Even after all these years with Saddam Hussein killed, and the Iranian revolution 33 years old, the relationship between the USA and Iran has not improved an iota. The USA continues to provide material support for terrorist activities inside Iran and has been at the forefront of its all-out economic war, at the behest of Israel, against Iran, falsely accusing that the latter is trying to develop nuclear weapons. This charge is absurd given the fact that Iran’s uranium enrichment program is for peaceful purposes and that both Israeli and US intelligence agencies have concluded that Tehran is not developing a nuclear bomb.

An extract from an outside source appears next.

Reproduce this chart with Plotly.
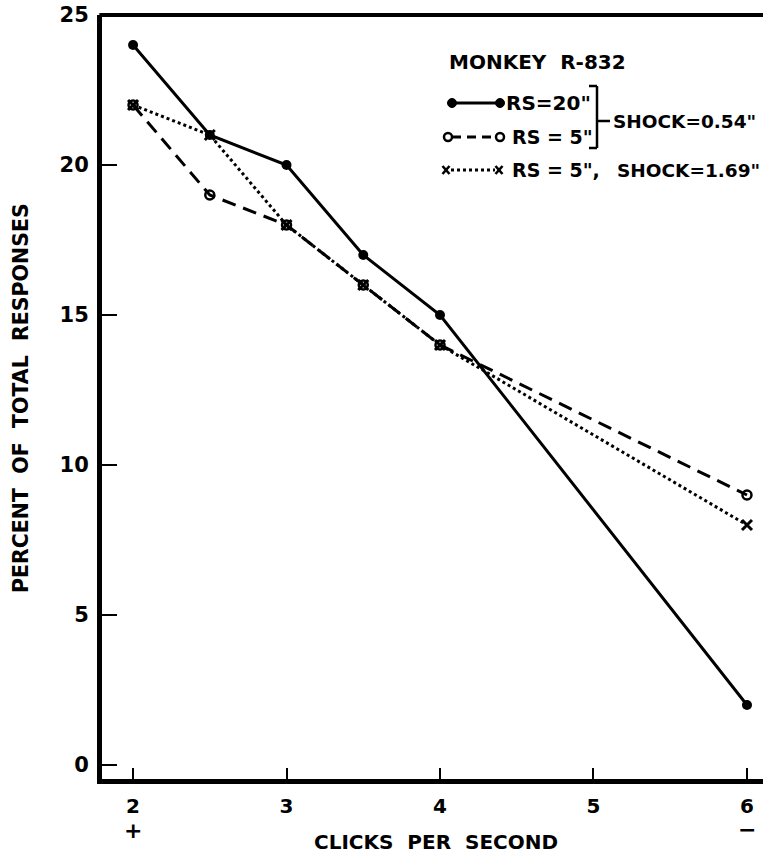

The Iranian leaders, since at least 1997, have maintained that they are not after nuclear bombs. In 2006 President Ahmadinejad declared that “Nuclear weapons have no place in Iran’s defense doctrine and Iran is not a threat to any country.” In his interview with NBC’s Brian Williams he said, “We are against atomic bomb.” In 2009, the Iranian supreme leader Ayatullah Ali Khamenei declared, “We fundamentally reject nuclear weapons and prohibit the use and production of nuclear weapons.” He even issued a fatwa.
Can Ms. Clinton cite a single such statement from any of the Israeli leaders about their own nuclear program? The State of Israel from day one of her illegitimate birth has been an aggressor and at war with all her neighboring countries. Who is threatening whom?
And yet, despite many such clear denouncements of nuclear weapons by Iranian leaders and repeated assurances, along with the unequivocal assessment by her own government’s intelligence agencies, Secretary Clinton had no bite of conscience to repeating lies against Iran.
During her visit to Bangladesh, Ms. Clinton advocated for “non-interference” in Grameen Bank, urging the Bangladesh government not to hamper the internal operations of the bank. One simply wishes if she is ready herself to walk the talk when it comes to Iran. Her behavior can be summed up by a single word - Hypocrisy!